Die Schüler, die dieser Tage das Wasser des neuen Trinkbrunnens am Urbanbrunnen vor dem Alten Rathaus genossen, haben sicher nicht an den griechischen Dichter Pindar gedacht. Wir nehmen das Privileg jederzeit unbegrenzt verfügbaren sauberen Wassers als selbstverständlich.
Bis zum Jahre 1903 mussten die Gerlinger ihr Wasser aus den zahlreichen Brunnen in Eimern holen. Doch die Schüttung der Brunnen war in trockenen Jahren kaum ausreichend. Noch 1902 wurde im Gemeinderat festgestellt, dass das Wasser der beiden Brunnen im oberen Ortsteil so hart sei, dass es „zu gewerblichen und Haushaltszwecken unbrauchbar ist und der gesamte obere Ortsteil genötigt ist, das Wasser zu diesen Zwecken vom Urbanbrunnen teilweise sehr weit weg zu beziehen.“ 1903 wurde eine Wasserleitung eingerichtet. Bei der heutigen Pestalozzi-Schule wurde ein 6 m tiefer und 130 m langer Sickerungsgraben gezogen. Mit Kosten von 85.000 Mark wurde eine Pumpstation an der Hasenbergstraße sowie ein Hochreservoir an der Panoramastraße gebaut und gusseiserne Rohre verlegt, die zumindest bis in die 80er-Jahre noch teilweise in Betrieb waren.
Der Wasserverbrauch allerdings stieg erheblich. Entsprechend stieg auch der Anfall von Schmutzwasser, welches komplett in die Straßenkandel abfloss, die oft nicht mehr imstande war, diese Mengen abzuführen, wie im Gemeinderat am 23. März 1909 beklagt wurde.

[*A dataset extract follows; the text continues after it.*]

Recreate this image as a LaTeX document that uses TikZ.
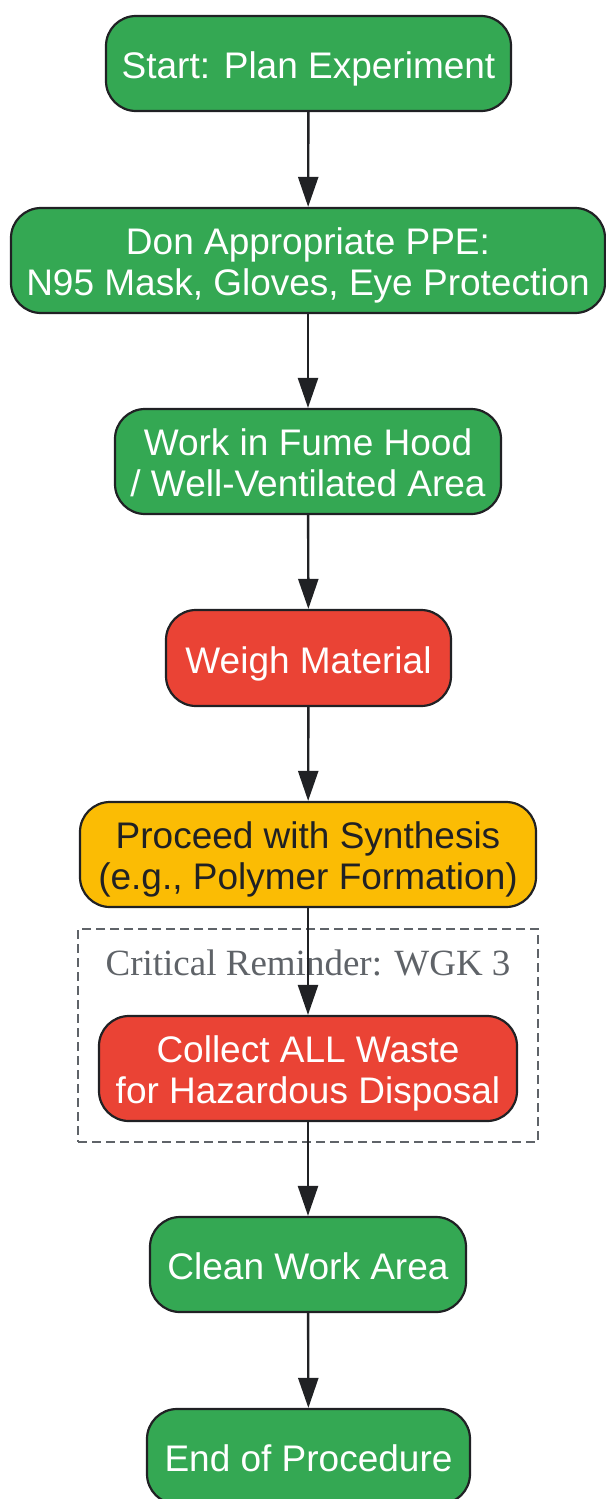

Man mag sich nicht vorstellen, wie unsere Hauptstraße mit den zahlreichen flankierenden Misthaufen und offenen Abwassergräben bis Anfang der 50er-Jahre ausgesehen und gerochen hat. Die schon 1909 als zwingend notwendig erkannte Kanalisation wurde allerdings erst ab 1952 gebaut, vor allem dank der Ausgleichszahlung der Stadt Stuttgart für den Verbleib der Solitude bei der Landeshauptstadt.
Doch trotz des 1947 auf der Höhe erstellten Wasserturms mit einem Wasserspiegel von 524 m über NN und einer neuen Brunnenbohrung im Gebiet Hausen blieb die Wasserqualität schlecht und der Wasserbedarf der rasant wachsenden Gemeinde konnte in trockenen Jahren nicht gedeckt werden. Nachdem 1956 die Schüttung des Tiefbrunnens Hausen auf die Hälfte zurückgegangen war, wurde im Gemeinderat der Widerstand gegen den teuren Anschluss an die seit 1954 verfügbare Bodenseewasserversorgung aufgegeben und Ende 1958 wurden die Verbindungsleitungen zur Bodenseewasserversorgung fertiggestellt. Schon 1960 später wurde die gesamte Wasserversorgung aus dem Bodensee bezogen, da die Vermischung mit eigengefördertem Wasser und die Belieferung der Stadtteile mit unterschiedlicher Wasserqualität nicht mehr akzeptabel erschien. Die Beteiligungsquote von zunächst nur 20 l/sec stieg schnell und ist inzwischen auf ein Vielfaches gestiegen. Wir hoffen trotz Muschelbefall im Bodensee und Gletscherschmelze auf eine sichere Versorgung auch der kommenden Generationen.
In Kenntnis der Historie sollten wir jeden Schluck unseres Leitungswassers genießen, zumal dessen Reinheitsvorgaben sehr viel strikter sind als für Mineralwässer, die überdies oft wenig umweltverträglich in Flaschen ohne Pfand über hunderte Kilometer zu uns transportiert werden.